Apologies if this review isn’t the most coherent — I’m not feeling at all well this morning, and I’m having to hunt longer than usual for the right words.
I picked up Wolf By Wolf based on nothing but its blurb, because I had a book token and it looked interesting. However, the blurb on the back of the book gives very little away, and unlike the one on Goodreads (which I didn’t see until I was already halfway through the book) doesn’t tell you much about the book.
Which is why this was completely not what I was expecting. From the blurb, I was expecting an alternate history about a world where Hitler won World War II, and a mission to try and bring him down. It sounded like it was going to be a fairly straightforward historical-style novel, exploring a ‘what if’. I had no inkling, when I began reading it, that there was going to be a motorcycle race dominating half the book, nor that there was any fantastical element, naemly Yael’s skinshifting. She can change her appearance at will because of experiments that were done on her — something I wasn’t expecting at all.
As a result, it took me quite a while to get into the novel, because I was thrown off balance by what seemed like a genre shift. Once I’d got past that, I found myself enjoying it and its characters, as well as the various questions raised by the plot: Yael’s search for a sense of self and identity when she no longer remembers what her own face looks like is fascinating.

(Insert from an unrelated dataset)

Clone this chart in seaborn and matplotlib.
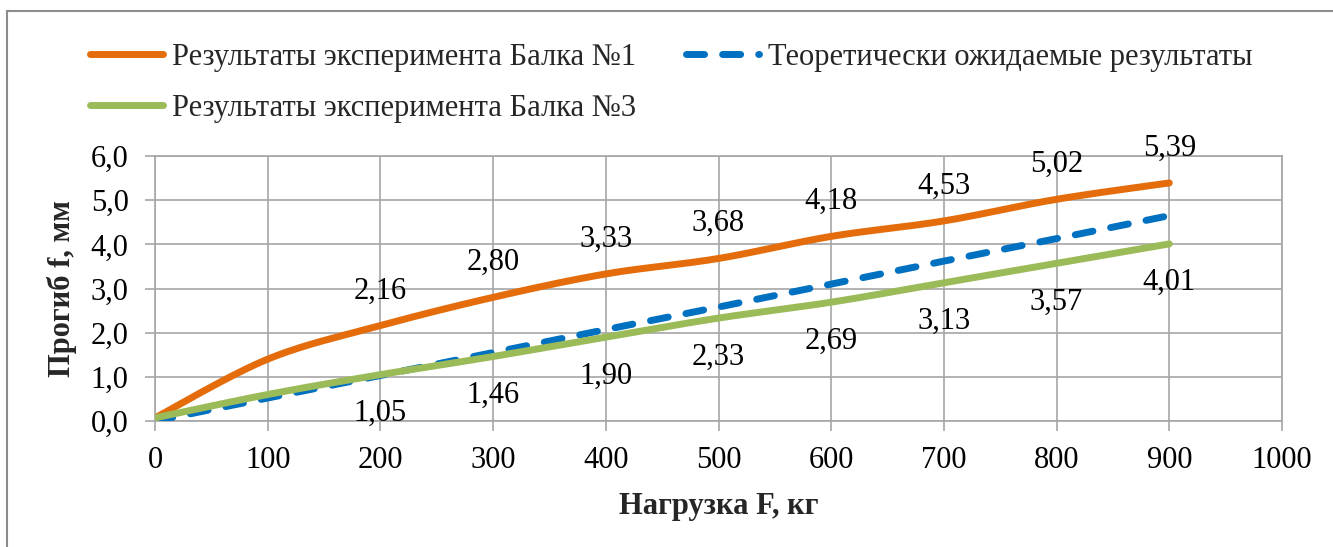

However… well, I just wasn’t particularly won over by the race itself, even if it’s presented as a means to an end (if she wins the race, Yael will have the chance to get close enough to Hitler to kill him). I’m not big on competitions and the like — I don’t find them particularly engaging, and there are a lot of them in YA fiction these days. This one didn’t have anything much to capture my attention, because I’m not really into motorbikes or travelling or whatever. I found the scenes where they stopped at checkpoints more interesting than the racing itself, and was a lot more interested in the flashbacks to Yael’s past than what was happening in the present.

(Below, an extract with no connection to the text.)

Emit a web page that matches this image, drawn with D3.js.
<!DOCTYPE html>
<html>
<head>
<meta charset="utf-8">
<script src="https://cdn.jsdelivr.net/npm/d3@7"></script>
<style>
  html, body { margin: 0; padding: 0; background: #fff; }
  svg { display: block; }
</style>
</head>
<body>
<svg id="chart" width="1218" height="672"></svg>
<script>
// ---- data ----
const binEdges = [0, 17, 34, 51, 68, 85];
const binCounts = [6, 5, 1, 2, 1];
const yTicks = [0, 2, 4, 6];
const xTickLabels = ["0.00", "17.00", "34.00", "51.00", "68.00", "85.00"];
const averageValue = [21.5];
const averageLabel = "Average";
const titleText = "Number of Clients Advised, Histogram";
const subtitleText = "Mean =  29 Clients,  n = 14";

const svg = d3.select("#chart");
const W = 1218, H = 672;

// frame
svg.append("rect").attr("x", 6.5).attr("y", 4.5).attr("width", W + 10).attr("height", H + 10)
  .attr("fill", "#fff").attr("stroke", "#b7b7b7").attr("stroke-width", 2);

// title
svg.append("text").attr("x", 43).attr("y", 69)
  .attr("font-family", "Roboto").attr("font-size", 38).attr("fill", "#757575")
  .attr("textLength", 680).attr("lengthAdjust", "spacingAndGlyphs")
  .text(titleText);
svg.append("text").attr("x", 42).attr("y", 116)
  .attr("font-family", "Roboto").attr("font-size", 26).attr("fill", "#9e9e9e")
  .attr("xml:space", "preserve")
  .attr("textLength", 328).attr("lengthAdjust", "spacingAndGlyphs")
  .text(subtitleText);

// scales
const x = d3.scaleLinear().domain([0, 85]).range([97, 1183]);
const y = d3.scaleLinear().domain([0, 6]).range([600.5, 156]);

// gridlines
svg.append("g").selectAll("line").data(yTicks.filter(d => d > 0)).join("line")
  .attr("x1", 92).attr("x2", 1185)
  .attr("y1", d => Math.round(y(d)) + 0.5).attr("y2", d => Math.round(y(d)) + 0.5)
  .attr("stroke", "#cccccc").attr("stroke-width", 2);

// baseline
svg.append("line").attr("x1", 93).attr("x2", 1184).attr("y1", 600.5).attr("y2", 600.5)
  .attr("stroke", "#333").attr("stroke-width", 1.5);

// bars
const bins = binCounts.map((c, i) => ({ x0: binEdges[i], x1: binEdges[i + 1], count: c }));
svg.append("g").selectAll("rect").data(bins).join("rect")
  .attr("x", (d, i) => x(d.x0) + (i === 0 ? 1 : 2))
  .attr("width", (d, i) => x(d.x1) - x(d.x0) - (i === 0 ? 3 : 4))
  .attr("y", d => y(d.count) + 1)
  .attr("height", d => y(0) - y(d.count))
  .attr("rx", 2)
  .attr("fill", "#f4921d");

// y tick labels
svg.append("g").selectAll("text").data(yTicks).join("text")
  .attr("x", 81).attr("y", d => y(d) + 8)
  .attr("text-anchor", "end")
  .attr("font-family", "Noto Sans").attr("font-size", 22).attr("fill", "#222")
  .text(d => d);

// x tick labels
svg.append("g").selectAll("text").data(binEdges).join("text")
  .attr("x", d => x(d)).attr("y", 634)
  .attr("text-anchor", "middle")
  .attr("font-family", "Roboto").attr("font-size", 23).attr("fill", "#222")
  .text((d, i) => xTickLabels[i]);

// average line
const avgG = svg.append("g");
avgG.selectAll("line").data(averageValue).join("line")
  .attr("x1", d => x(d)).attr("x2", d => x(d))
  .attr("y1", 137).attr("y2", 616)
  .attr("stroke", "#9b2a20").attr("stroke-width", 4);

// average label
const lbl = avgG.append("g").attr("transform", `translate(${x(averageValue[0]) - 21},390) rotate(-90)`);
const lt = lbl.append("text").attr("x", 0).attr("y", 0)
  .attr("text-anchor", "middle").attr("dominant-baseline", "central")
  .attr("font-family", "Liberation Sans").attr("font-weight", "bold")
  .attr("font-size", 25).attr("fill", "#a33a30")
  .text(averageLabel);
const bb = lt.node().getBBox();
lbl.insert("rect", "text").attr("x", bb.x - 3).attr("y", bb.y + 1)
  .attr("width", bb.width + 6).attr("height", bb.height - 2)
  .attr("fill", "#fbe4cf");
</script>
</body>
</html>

The characters’ motivations were complex enough for me to care what happened even while not being particularly invested in the race at face value, but it was an element to the book that was both unexpected, due to the blurb, and not entirely suited to me and my interests.
I did enjoy the book: it was well-written, with an interesting cast of characters, and it presented a fresh take on an idea that’s been explored plenty before (both the alt history idea, and the ‘kill Hitler’ idea). But it wasn’t the book I was expecting to read when I picked it up, and I still sort of wish it had been.
I’m torn about what to rate it (which is why I left the rating blank on Goodreads). I’m feeling generous, so I’ll give it four stars, but it nearly got three. I would blame the blurb for that: I think if I’d known what I was getting into, I would have found it a more enjoyable read, rather than confusing for the first half of the book.